--- start of Record excerpts ---

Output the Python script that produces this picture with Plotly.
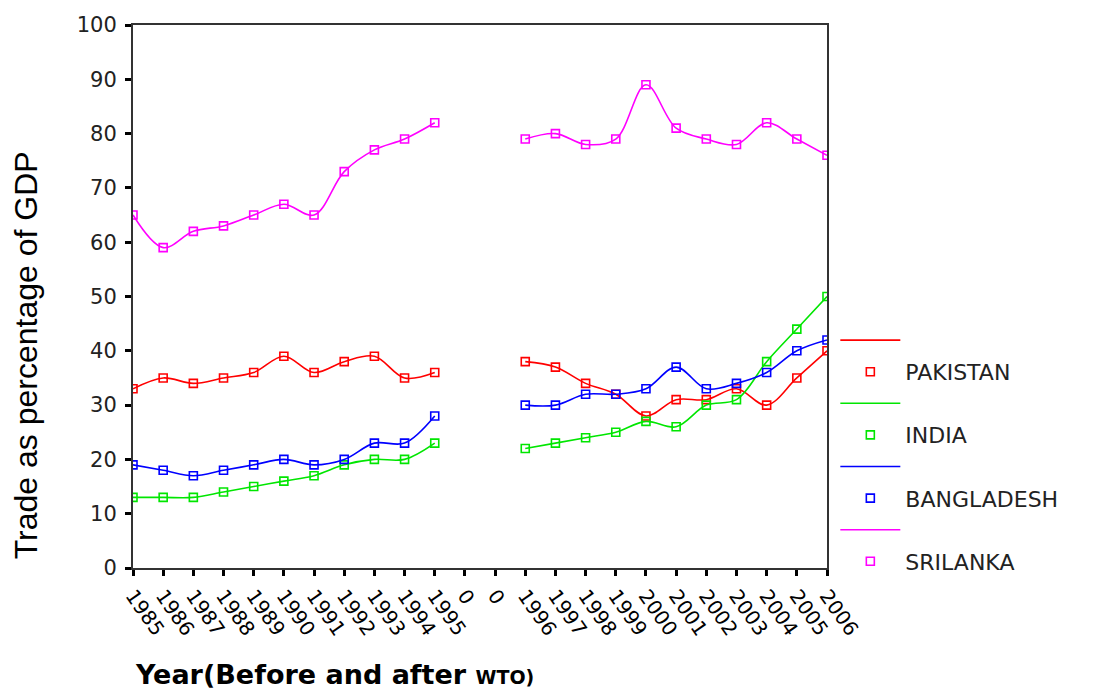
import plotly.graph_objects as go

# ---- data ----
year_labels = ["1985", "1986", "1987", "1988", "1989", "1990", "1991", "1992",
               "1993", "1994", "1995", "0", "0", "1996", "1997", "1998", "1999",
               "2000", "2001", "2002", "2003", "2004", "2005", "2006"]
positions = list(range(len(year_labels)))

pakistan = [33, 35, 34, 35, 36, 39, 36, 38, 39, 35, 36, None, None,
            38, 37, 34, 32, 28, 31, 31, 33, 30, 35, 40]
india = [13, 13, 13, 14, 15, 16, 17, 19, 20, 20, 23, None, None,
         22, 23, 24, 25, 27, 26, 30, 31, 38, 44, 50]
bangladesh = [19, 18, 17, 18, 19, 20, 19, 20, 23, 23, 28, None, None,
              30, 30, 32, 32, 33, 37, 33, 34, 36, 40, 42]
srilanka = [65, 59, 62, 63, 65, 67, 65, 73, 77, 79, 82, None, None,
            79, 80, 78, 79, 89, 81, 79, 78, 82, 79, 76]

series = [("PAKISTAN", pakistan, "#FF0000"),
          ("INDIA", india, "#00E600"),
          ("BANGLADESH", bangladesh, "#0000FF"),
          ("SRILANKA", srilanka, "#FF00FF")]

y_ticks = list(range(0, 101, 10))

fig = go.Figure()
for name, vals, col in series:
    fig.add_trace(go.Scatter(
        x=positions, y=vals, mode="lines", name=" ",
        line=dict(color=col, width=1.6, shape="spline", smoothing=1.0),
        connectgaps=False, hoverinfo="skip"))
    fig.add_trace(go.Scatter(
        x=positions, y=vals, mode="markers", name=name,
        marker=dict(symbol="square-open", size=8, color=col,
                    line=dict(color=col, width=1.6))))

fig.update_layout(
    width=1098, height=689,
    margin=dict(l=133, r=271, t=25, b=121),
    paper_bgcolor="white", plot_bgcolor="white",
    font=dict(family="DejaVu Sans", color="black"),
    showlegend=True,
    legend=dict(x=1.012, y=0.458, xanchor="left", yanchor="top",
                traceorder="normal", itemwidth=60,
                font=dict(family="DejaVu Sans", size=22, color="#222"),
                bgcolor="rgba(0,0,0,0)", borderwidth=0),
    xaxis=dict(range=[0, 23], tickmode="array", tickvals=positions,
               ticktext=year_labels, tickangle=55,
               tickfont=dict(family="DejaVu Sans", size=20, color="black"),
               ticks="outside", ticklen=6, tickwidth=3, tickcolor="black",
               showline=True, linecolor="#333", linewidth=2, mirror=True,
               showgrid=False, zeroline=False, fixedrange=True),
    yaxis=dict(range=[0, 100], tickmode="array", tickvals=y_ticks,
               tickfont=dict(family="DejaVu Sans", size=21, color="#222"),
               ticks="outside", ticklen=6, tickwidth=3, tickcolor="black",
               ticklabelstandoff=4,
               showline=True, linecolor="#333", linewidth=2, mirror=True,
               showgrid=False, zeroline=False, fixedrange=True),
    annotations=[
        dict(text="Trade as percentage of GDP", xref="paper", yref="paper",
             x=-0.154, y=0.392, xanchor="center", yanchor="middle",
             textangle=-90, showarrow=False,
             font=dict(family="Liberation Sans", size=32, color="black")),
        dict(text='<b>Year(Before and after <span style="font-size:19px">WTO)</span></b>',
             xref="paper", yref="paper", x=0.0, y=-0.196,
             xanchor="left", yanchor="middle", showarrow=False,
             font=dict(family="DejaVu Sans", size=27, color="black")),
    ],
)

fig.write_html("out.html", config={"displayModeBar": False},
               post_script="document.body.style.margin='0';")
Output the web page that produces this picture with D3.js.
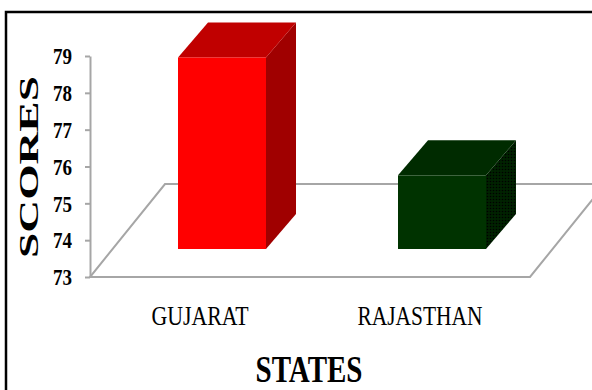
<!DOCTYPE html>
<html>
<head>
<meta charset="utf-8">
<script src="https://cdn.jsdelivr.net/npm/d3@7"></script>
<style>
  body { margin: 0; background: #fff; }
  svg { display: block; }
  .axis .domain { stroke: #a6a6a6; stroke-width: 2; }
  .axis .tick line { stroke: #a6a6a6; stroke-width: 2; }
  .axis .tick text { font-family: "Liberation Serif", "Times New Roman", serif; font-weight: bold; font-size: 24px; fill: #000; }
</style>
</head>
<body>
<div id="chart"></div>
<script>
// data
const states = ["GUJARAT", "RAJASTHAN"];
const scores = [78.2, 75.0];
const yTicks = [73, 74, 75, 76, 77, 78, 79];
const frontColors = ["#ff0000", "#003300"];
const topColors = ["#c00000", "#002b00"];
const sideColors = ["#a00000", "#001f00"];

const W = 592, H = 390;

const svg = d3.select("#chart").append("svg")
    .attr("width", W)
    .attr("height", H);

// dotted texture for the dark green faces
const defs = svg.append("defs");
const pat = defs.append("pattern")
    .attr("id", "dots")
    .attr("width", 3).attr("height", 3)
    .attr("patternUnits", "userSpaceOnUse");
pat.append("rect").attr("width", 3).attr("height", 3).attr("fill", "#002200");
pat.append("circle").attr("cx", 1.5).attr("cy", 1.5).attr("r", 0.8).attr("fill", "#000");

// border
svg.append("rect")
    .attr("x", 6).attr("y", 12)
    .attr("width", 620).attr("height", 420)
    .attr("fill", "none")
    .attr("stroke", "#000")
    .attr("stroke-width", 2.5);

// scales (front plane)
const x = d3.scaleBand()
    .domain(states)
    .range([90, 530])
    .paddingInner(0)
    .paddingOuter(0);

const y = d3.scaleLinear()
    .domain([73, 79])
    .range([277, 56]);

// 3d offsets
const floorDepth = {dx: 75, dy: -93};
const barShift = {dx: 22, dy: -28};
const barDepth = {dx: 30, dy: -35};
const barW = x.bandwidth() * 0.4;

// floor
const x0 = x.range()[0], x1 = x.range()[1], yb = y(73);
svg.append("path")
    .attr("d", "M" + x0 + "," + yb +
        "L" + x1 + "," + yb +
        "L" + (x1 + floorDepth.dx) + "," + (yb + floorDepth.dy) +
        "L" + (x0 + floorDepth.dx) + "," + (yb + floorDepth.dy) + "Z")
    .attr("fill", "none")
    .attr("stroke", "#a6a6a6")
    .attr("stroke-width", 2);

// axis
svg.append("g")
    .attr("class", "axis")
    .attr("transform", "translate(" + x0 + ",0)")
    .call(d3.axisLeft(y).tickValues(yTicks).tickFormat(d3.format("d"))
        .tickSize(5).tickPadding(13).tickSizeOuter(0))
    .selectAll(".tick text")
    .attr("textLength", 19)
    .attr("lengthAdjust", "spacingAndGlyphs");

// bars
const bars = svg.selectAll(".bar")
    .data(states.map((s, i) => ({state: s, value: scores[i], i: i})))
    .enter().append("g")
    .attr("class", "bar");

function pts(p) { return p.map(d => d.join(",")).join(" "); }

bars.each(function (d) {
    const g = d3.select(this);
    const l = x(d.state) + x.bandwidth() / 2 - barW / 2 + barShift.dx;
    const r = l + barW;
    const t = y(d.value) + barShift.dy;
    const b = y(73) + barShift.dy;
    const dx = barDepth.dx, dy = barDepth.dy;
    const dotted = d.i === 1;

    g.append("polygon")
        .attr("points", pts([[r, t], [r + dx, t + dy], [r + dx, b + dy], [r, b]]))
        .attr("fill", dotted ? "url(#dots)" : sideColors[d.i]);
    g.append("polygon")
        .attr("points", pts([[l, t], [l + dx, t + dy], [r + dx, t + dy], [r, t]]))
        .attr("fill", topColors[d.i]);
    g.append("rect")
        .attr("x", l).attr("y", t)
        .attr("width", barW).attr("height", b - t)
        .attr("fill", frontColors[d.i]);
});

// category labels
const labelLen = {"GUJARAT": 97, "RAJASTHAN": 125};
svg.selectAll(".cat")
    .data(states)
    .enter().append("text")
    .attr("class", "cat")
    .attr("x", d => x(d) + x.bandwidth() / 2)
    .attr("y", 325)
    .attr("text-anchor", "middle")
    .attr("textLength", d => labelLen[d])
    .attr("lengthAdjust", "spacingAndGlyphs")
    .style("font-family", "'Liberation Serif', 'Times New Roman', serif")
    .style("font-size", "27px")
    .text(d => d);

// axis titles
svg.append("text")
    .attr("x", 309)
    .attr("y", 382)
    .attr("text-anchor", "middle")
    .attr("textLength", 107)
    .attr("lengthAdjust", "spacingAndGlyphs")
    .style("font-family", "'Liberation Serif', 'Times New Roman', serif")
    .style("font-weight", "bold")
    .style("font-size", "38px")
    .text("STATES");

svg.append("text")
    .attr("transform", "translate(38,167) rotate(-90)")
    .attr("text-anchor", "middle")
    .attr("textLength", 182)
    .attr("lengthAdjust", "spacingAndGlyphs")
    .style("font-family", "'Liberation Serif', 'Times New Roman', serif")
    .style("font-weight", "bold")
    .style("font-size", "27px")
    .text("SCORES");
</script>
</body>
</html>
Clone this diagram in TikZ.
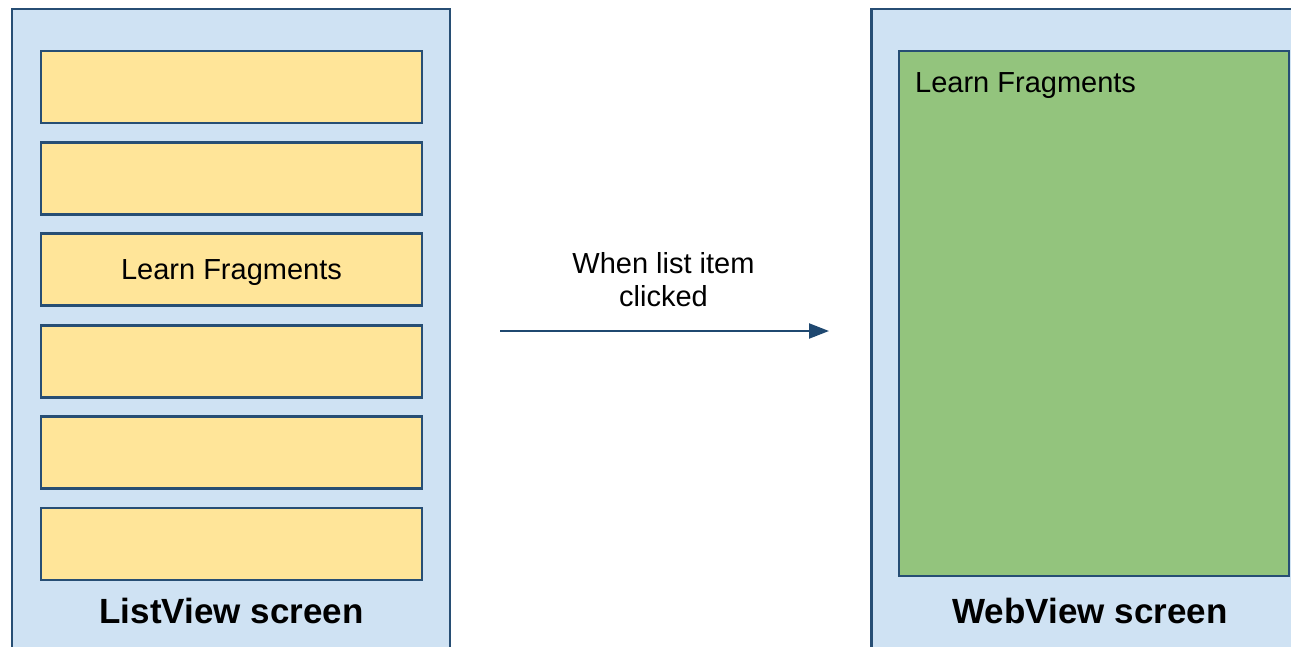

--- end of Record excerpts ---

- Your goal -
The required output is the exact run of lines from the start of the records through the line containing "import plotly.graph_objects as go", both ends included, with no pictures.

- Correct output -
Output the Python script that produces this picture with Plotly.
import plotly.graph_objects as go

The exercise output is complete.